My Tank in the UK was 4' x 18" x 18", plus sump. Cant recall whats its volume was. Its was quite successful in some respects and it was very much a learning experiment and went through several incarnations over a couple of years.
My worst mistake was letting my LFS convince me to put a plenum under the live rock and substrate, when that had not been my starting intention. Sure enough my nitrate reading went through the roof and I couldnt get them down.
I stripped tank down, removed plenum and re-estbalished a 2" coral sand base, with the live rock, and the nitrate level dissappeared.
I had an auto top system pumping RO water through a kalkwasser stirrer, on a night timer and triggered by a float switch in sump. This generally worked well, until one night it failed on and pumped entire weeks worth of kalkwasser over in one night. Not a pretty sight next morning.
I also ran a Calcium reactor during daylight hours, controlled by a solenoid on a timer. Only problem was I got a bit of a rickety secondhand CO2 system from Germany. I never seemed to able to get a steady drip with it, it either stopped, or poured though. Quite frustrating.
I had two 150w metal halides over the tank, but i found the cooling fans very noisy in operation, so tank was relegated to dining room, too noisy in lounge. I couldnt afford nor had space for a chiller.
One of the bonuses to my new house build is that I have already budgeted for Aircon, so should keep the room the tank is in, cool. That would be a relief.
I did at one point back in UK consider upgrading to a 8' x 36" x 24", as a through room feature between lounge and study. But the quotes became astronomical. I aslo dread to think what the power costs would have been...

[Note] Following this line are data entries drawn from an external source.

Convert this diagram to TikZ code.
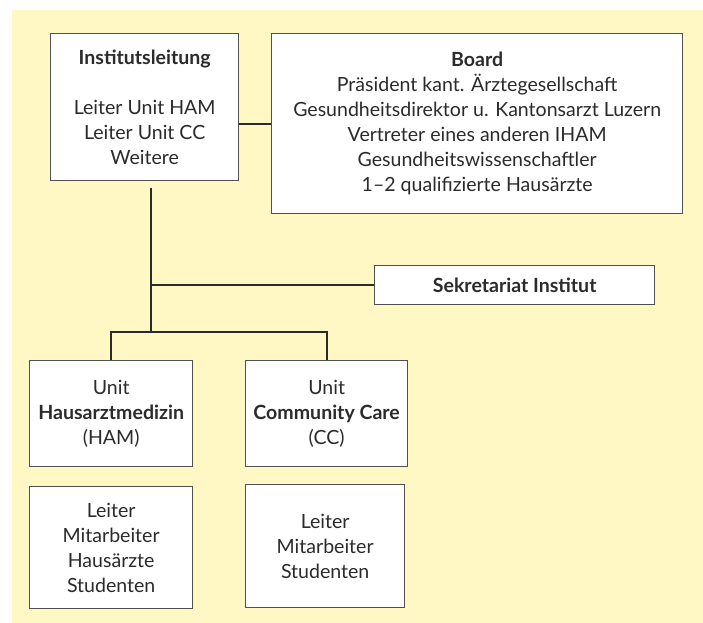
\documentclass[tikz,border=0pt]{standalone}
\usepackage{fontspec}
\setmainfont{Lato}
\definecolor{bgyellow}{HTML}{FFF8C4}
\definecolor{boxline}{HTML}{505050}
\definecolor{ink}{HTML}{2B2B2B}
\tikzset{
  unitbox/.style={draw=boxline, line width=0.9pt, fill=white, text=ink, align=center,
    inner sep=0pt, anchor=north west, font=\fontsize{13.9}{17.8}\selectfont},
  link/.style={line width=1.4pt, draw=ink},
}

\begin{document}
\begin{tikzpicture}[x=0.025cm, y=-0.025cm]
			\useasboundingbox (0,0) rectangle (703,623);
			\fill[bgyellow] (12,10) rectangle (703,623); % background

			% Leitung and board
			\node[unitbox, minimum width=4.7cm, minimum height=3.675cm] (inst) at (50,33)
				{\textbf{Institutsleitung}\\[17.8pt] Leiter Unit HAM\\ Leiter Unit CC\\ Weitere};
			\node[unitbox, minimum width=10.275cm, minimum height=4.5cm] (board) at (271,33)
				{\textbf{Board}\\ Präsident kant. Ärztegesellschaft\\ Gesundheitsdirektor u. Kantonsarzt Luzern\\
				 Vertreter eines anderen IHAM\\ Gesundheitswissenschaftler\\ 1–2 qualifizierte Hausärzte};

			% Sekretariat
			\node[unitbox, minimum width=7cm, minimum height=0.975cm] (sek) at (374,265) {\textbf{Sekretariat Institut}};

			% Units
			\node[unitbox, minimum width=4.075cm, minimum height=2.65cm] (ham) at (29,360)
				{Unit\\ \textbf{Hausarztmedizin}\\ (HAM)};
			\node[unitbox, minimum width=4.05cm, minimum height=2.65cm] (cc) at (245,360)
				{Unit\\ \textbf{Community Care}\\ (CC)};

			% Staff of the units
			\node[unitbox, minimum width=4.075cm, minimum height=3.05cm] (hamstaff) at (29,486)
				{Leiter\\ Mitarbeiter\\ Hausärzte\\ Studenten};
			\node[unitbox, minimum width=3.975cm, minimum height=3.075cm] (ccstaff) at (245,484)
				{Leiter\\ Mitarbeiter\\ Studenten};

			% Draw links
			\coordinate (trunk) at (151,188);
			\coordinate (fork) at (151,332);
			\draw[link] (inst.east |- board.west) -- (board.west);
			\draw[link] (trunk) -- (fork);
			\draw[link] (trunk |- sek.west) -- (sek.west);
			\draw[link] (ham.north) |- (fork) -| (cc.north);
		\end{tikzpicture}
\end{document}
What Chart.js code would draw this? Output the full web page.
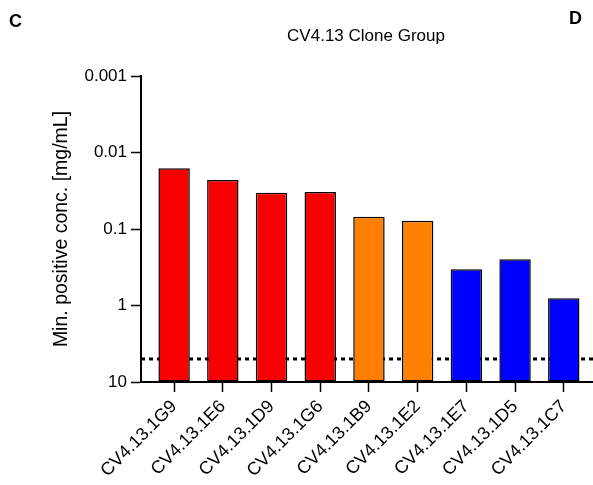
<!DOCTYPE html>
<html>
<head>
<meta charset="utf-8">
<script src="https://cdn.jsdelivr.net/npm/chart.js@4.4.1/dist/chart.umd.min.js"></script>
<style>
  html, body { margin: 0; padding: 0; background: #ffffff; }
  #wrap { width: 593px; height: 485px; position: relative; }
</style>
</head>
<body>
<div id="wrap"><canvas id="chart" width="593" height="485"></canvas></div>
<script>
// Clone names along the x axis
const clones = ['CV4.13.1G9', 'CV4.13.1E6', 'CV4.13.1D9', 'CV4.13.1G6', 'CV4.13.1B9',
                'CV4.13.1E2', 'CV4.13.1E7', 'CV4.13.1D5', 'CV4.13.1C7'];
// Minimum positive concentration per clone, mg/mL
const minPositiveConc = [0.0161, 0.0229, 0.0335, 0.0328, 0.069, 0.078, 0.336, 0.249, 0.805];
// Bar fill per clone
const barColors = ['#f80000', '#f80000', '#f80000', '#f80000', '#ff8000',
                   '#ff8000', '#0000ff', '#0000ff', '#0000ff'];
// Detection threshold, mg/mL
const threshold = 5;
// Y-axis tick values and labels
const yTicks = [0.001, 0.01, 0.1, 1, 10];
const yTickLabels = ['0.001', '0.01', '0.1', '1', '10'];

const FONT = '"Liberation Sans", Arial, Helvetica, sans-serif';
const X_MIN = -0.68, X_MAX = 8.6;

// Panel letters and the group heading
const headerText = {
  id: 'headerText',
  afterDraw(chart) {
    const { ctx } = chart;
    ctx.save();
    ctx.fillStyle = '#000';
    ctx.textBaseline = 'middle';
    ctx.font = 'bold 18px ' + FONT;
    ctx.textAlign = 'left';
    ctx.fillText('C', 9, 22);
    ctx.textAlign = 'right';
    ctx.fillText('D', 582, 19);
    ctx.font = '17px ' + FONT;
    ctx.textAlign = 'center';
    ctx.fillText('CV4.13 Clone Group', 366, 36);
    ctx.restore();
  }
};

new Chart(document.getElementById('chart'), {
  data: {
    datasets: [
      {
        type: 'bar',
        order: 1,
        data: minPositiveConc.map((v, i) => ({ x: i, y: v })),
        base: 10,
        backgroundColor: barColors,
        borderColor: '#000',
        borderWidth: 1.5,
        borderSkipped: false,
        barPercentage: 0.645,
        categoryPercentage: 1
      },
      {
        type: 'line',
        order: 2,
        data: [{ x: X_MIN, y: threshold }, { x: X_MAX, y: threshold }],
        borderColor: '#000',
        borderWidth: 3,
        borderDash: [4, 4],
        pointRadius: 0,
        fill: false
      }
    ]
  },
  options: {
    responsive: false,
    animation: false,
    devicePixelRatio: 1,
    layout: { padding: { top: 76, right: 0, bottom: 0, left: 0 } },
    plugins: { legend: { display: false }, tooltip: { enabled: false } },
    scales: {
      x: {
        type: 'linear',
        offset: false,
        min: X_MIN,
        max: X_MAX,
        afterBuildTicks: s => { s.ticks = clones.map((_, i) => ({ value: i })); },
        afterFit: s => { s.height = 103; s.paddingLeft = 0; s.paddingRight = 0; },
        grid: { display: true, offset: false, drawOnChartArea: false, drawTicks: true, tickLength: 10, tickWidth: 1.5, tickColor: '#000' },
        border: { color: '#000', width: 2 },
        ticks: {
          color: '#000',
          font: { family: FONT, size: 18 },
          minRotation: 45,
          maxRotation: 45,
          padding: 4,
          callback: v => clones[v]
        }
      },
      y: {
        type: 'logarithmic',
        reverse: true,
        min: 0.001,
        max: 10,
        afterBuildTicks: s => { s.ticks = yTicks.map(v => ({ value: v })); },
        afterFit: s => { s.width = 141; s.paddingTop = 0; s.paddingBottom = 0; },
        grid: { display: true, drawOnChartArea: false, drawTicks: true, tickLength: 10, tickWidth: 1.5, tickColor: '#000' },
        border: { color: '#000', width: 2 },
        title: {
          display: true,
          text: 'Min. positive conc. [mg/mL]',
          color: '#000',
          font: { family: FONT, size: 19.5 },
          padding: { top: 50, bottom: 0 }
        },
        ticks: {
          color: '#000',
          font: { family: FONT, size: 17 },
          padding: 4,
          callback: (v) => {
            const k = yTicks.indexOf(v);
            return k >= 0 ? yTickLabels[k] : null;
          }
        }
      }
    }
  },
  plugins: [headerText]
});
</script>
</body>
</html>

I did get a new tank custom built in the end; 4' x 2' x 2'. It had two weir overflow towers; one in each rear corner of tank. It also was drilled with returns at the rear towers but also one return at each front corner of tank. The idea had been to direct these front return pipes across front of rock face, conceal then behind small pieces of rock themselves and have the return connected via wave maker so it would pulse back and forth across front of tank. I was trying to get away from having powerheads visable in main tank. I wanted all maintenance of pumps from sump cupboard undearneath main tank.
But this tank was sold before ever seeing if it would work.
If I do get back into reef tanks again, I've got heaps of ideas buzzing around me head still!
I also would hope to attach a caulerpa filled refugium (sump#2) to help further drop nitrates and phosphates naturally.
Oh, can you get Rowaphos in NZ? I found it excellent at dropping phosphates.
Ok I am probably babbling now...please forgive!